A new book of old photographs shows what endures—and what’s disappeared in Portland, Maine.

PORTLAND, Maine — In the early 1970s, John Duncan was 19, 20 years old, and working a variety of jobs in Portland. None of them were glamorous or lucrative as he washed dishes for the lunch counter of Woolworth’s department store, hauled garbage from the city to a pig farm in Falmouth, and drove a cab for Town Taxi on the 4:00 p.m. to 4:00 a.m shift.

Unlike taxis in big cities that, like sharks, were always on the move, cabs in Portland in that era spent a lot of parked at taxi stands, waiting for a call to go pick up a customer.

“There was a lot of sitting,” Duncan recalled. People who needed a ride, especially after midnight, could be anything from forgettable to colorful to downright scary. Sobriety levels varied dramatically. There were times you’d get people that were just totally out of control.
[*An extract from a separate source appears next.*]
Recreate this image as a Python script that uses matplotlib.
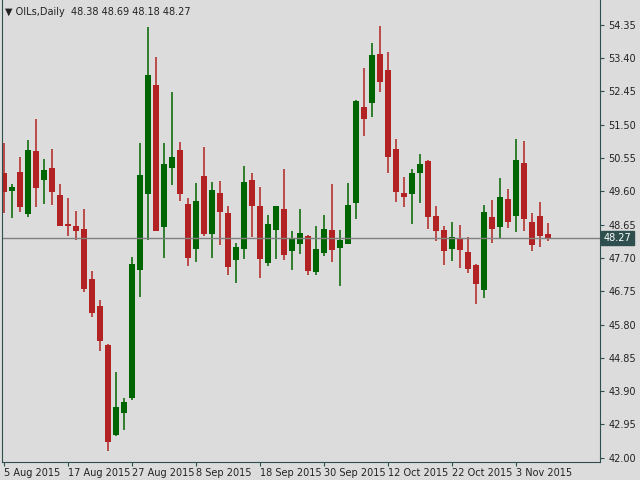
import matplotlib
matplotlib.use("Agg")
import matplotlib.pyplot as plt

opens  = [50.12,49.60,50.15,48.95,50.75,49.93,50.26,49.49,48.66,48.60,48.54,47.09,46.34,45.23,42.66,43.29,43.72,47.35,49.53,52.63,
          48.58,50.27,50.78,49.23,47.95,50.03,48.38,49.55,48.97,47.64,47.95,49.92,49.17,47.55,48.50,49.09,47.90,48.10,48.32,47.29,
          47.84,48.49,47.98,48.10,49.27,52.00,52.13,53.52,53.06,50.80,49.55,49.53,50.13,50.46,48.89,48.49,47.95,48.23,47.86,47.49,
          46.78,48.86,48.58,49.38,48.90,50.40,48.73,48.91,48.38]
highs  = [50.98,49.81,50.57,51.06,51.66,50.52,50.80,49.80,49.40,49.03,49.09,47.34,46.49,45.26,44.45,43.71,47.72,50.98,54.29,53.43,
          50.98,52.43,51.00,49.40,49.83,50.86,49.86,49.89,49.17,48.14,50.32,50.12,49.72,48.94,49.17,50.23,48.46,49.09,48.37,48.60,
          48.94,49.80,48.49,49.83,52.20,53.12,53.84,54.32,53.58,51.09,50.00,50.23,50.66,50.49,49.17,48.60,48.72,48.63,48.29,47.52,
          49.20,49.35,49.97,49.66,51.10,51.04,48.98,49.31,48.69]
lows   = [48.99,48.84,49.01,48.87,49.15,49.24,49.21,48.61,48.33,48.21,46.72,46.01,45.04,42.18,42.63,42.78,43.66,46.58,48.21,48.47,
          47.70,49.78,49.33,47.47,47.58,48.34,47.70,48.07,47.21,46.98,47.67,48.29,47.13,47.47,47.67,47.64,47.35,47.81,47.21,47.21,
          47.75,47.58,46.89,48.10,48.81,51.18,51.73,52.44,50.13,49.30,49.15,48.67,49.27,48.53,48.18,47.50,47.61,47.42,47.27,46.38,
          46.55,48.13,48.24,48.55,48.44,48.47,47.90,48.01,48.18]
closes = [49.58,49.72,49.15,50.78,49.70,50.20,49.58,48.61,48.61,48.47,46.81,46.12,45.32,42.46,43.45,43.60,47.54,50.06,52.92,48.47,
          50.37,50.57,49.53,47.70,49.32,48.38,49.63,49.01,47.44,48.00,49.86,49.18,47.67,48.66,49.17,47.78,48.26,48.40,47.32,47.97,
          48.52,47.93,48.20,49.20,52.18,51.67,53.49,52.73,50.58,49.58,49.44,50.12,50.37,48.87,48.47,47.90,48.29,47.93,47.38,46.95,
          49.00,48.53,49.43,48.73,50.49,48.81,48.07,48.33,48.27]
date_labels = ["5 Aug 2015","17 Aug 2015","27 Aug 2015","8 Sep 2015","18 Sep 2015",
               "30 Sep 2015","12 Oct 2015","22 Oct 2015","3 Nov 2015"]
date_idx = [0,8,16,24,32,40,48,56,64]
price_ticks = [54.35,53.40,52.45,51.50,50.55,49.60,48.65,47.70,46.75,45.80,44.85,43.90,42.95,42.00]
last_price = 48.27

bg = "#DCDCDC"; dark = "#2F4F4F"; up = "#006400"; dn = "#B22222"
fig = plt.figure(figsize=(6.4,4.8), dpi=100, facecolor=bg)
ax = fig.add_axes([2/640, 18/480, 598/640, 462/480], facecolor=bg)
for i,(o,h,l,c) in enumerate(zip(opens,highs,lows,closes)):
    col = up if c >= o else dn
    ax.vlines(i, l, h, color=col, lw=1.1)
    ax.bar(i, abs(c-o) if abs(c-o)>0.03 else 0.03, bottom=min(o,c), width=0.65, color=col, lw=0)
ax.axhline(last_price, color="#808080", lw=1)
ax.set_xlim(-0.25, 74.5)
ax.set_ylim(41.88, 55.06)
for s in ["top"]:
    ax.spines[s].set_visible(False)
for s in ["left","right","bottom"]:
    ax.spines[s].set_color(dark)
ax.yaxis.tick_right()
ax.set_yticks(price_ticks)
ax.set_yticklabels([f"{p:.2f}" for p in price_ticks])
ax.tick_params(axis="y", colors=dark, labelcolor="#222222", labelsize=7, length=3, direction="out", pad=3)
ax.set_xticks(date_idx)
ax.set_xticklabels(date_labels, ha="left")
ax.tick_params(axis="x", colors=dark, labelcolor="#222222", labelsize=7, length=3, pad=1)
ax.text(1.006, (last_price-41.88)/(55.06-41.88), f"{last_price:.2f}", transform=ax.transAxes,
        fontsize=7, color="white", va="center", ha="left",
        bbox=dict(boxstyle="square,pad=0.25", fc=dark, ec=dark))
ax.text(0.005, 0.985, "▼ OILs,Daily  48.38 48.69 48.18 48.27", transform=ax.transAxes,
        fontsize=7, color="#222222", va="top", ha="left")
fig.savefig("out.png", dpi=100, facecolor=bg)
But I never got robbed or anything.”

At least Duncan had a camera, and shooting photos of what was going on around him on the streets helped pass the time. 

Turns out he had a superb eye and a genuine gift for composition, and now the best of his photos have been collected in a book published by Islandport Press called “Take It Easy: Portland in the 1970s.” The black and white images are striking: they show a gritty Portland, a cityscape still with us yet altered, smoothed over and made more prosperous as the decades have rolled by.

Duncan, now 72, lives in Portland a few miles off the peninsula. He still loves street photography, and two or three times a week he makes the trip downtown, almost always with camera in hand. 

“I bike in and just walk around and see what happens," he said.